The best part, though, was it was the 90's. The iron curtain had fallen, we were friends with Russia and the east block :-) Bill Clinton had eliminated the budget deficit, so borrowing costs were very low, and businesses could expand. The whole dot com thing was going on, and everybody was making more money than they could count.
Then...the supreme court puts George W in office. We spent $3 trillion on oil wars, for false reasons, and for which we got nothing in return. Sure did piss off all of our new friends like Russia, though.
Record surpluses went to record deficits. Interest rates rose, and the entire world economy just collapsed in 2008. Which was right around when this year's high-school graduates were born....nobody has seen what the economy should be like for over a generation now.

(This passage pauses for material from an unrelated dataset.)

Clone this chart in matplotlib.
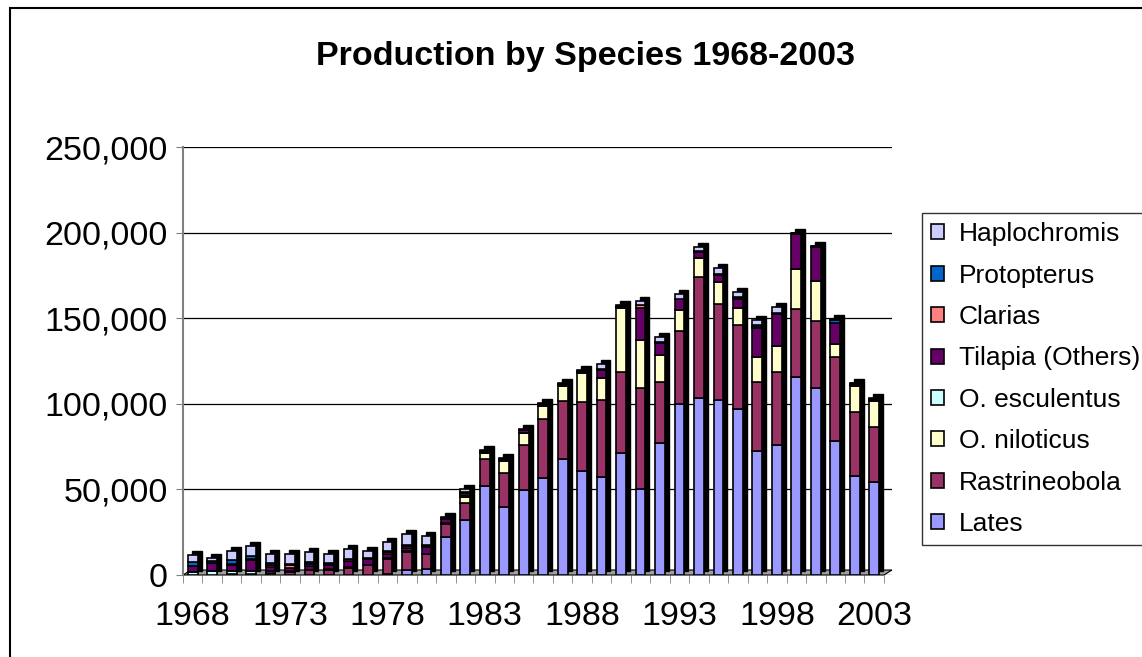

>became harder and harder to compete with outside vendors like Cadence and Synopsis.
Both Synopsys and Cadence exists because of the work Alberto Sangiovanni-Vincentelli and his students at Berkeley did for Intel to enable synthesis and automatic layout of 386. He was co-founder of both :)
Now go look at the need for antenna diodes in SOI technology:) with the substrate no longer the safe haven, a lot more oxides can be exposed to large differential voltages during manufacturing.
Do we have the technology to automate reading of decapped chips so that we can reconstruct the logic, something like "OCR"? It seems like such a thing would be hard if it has to deal with all these weird details.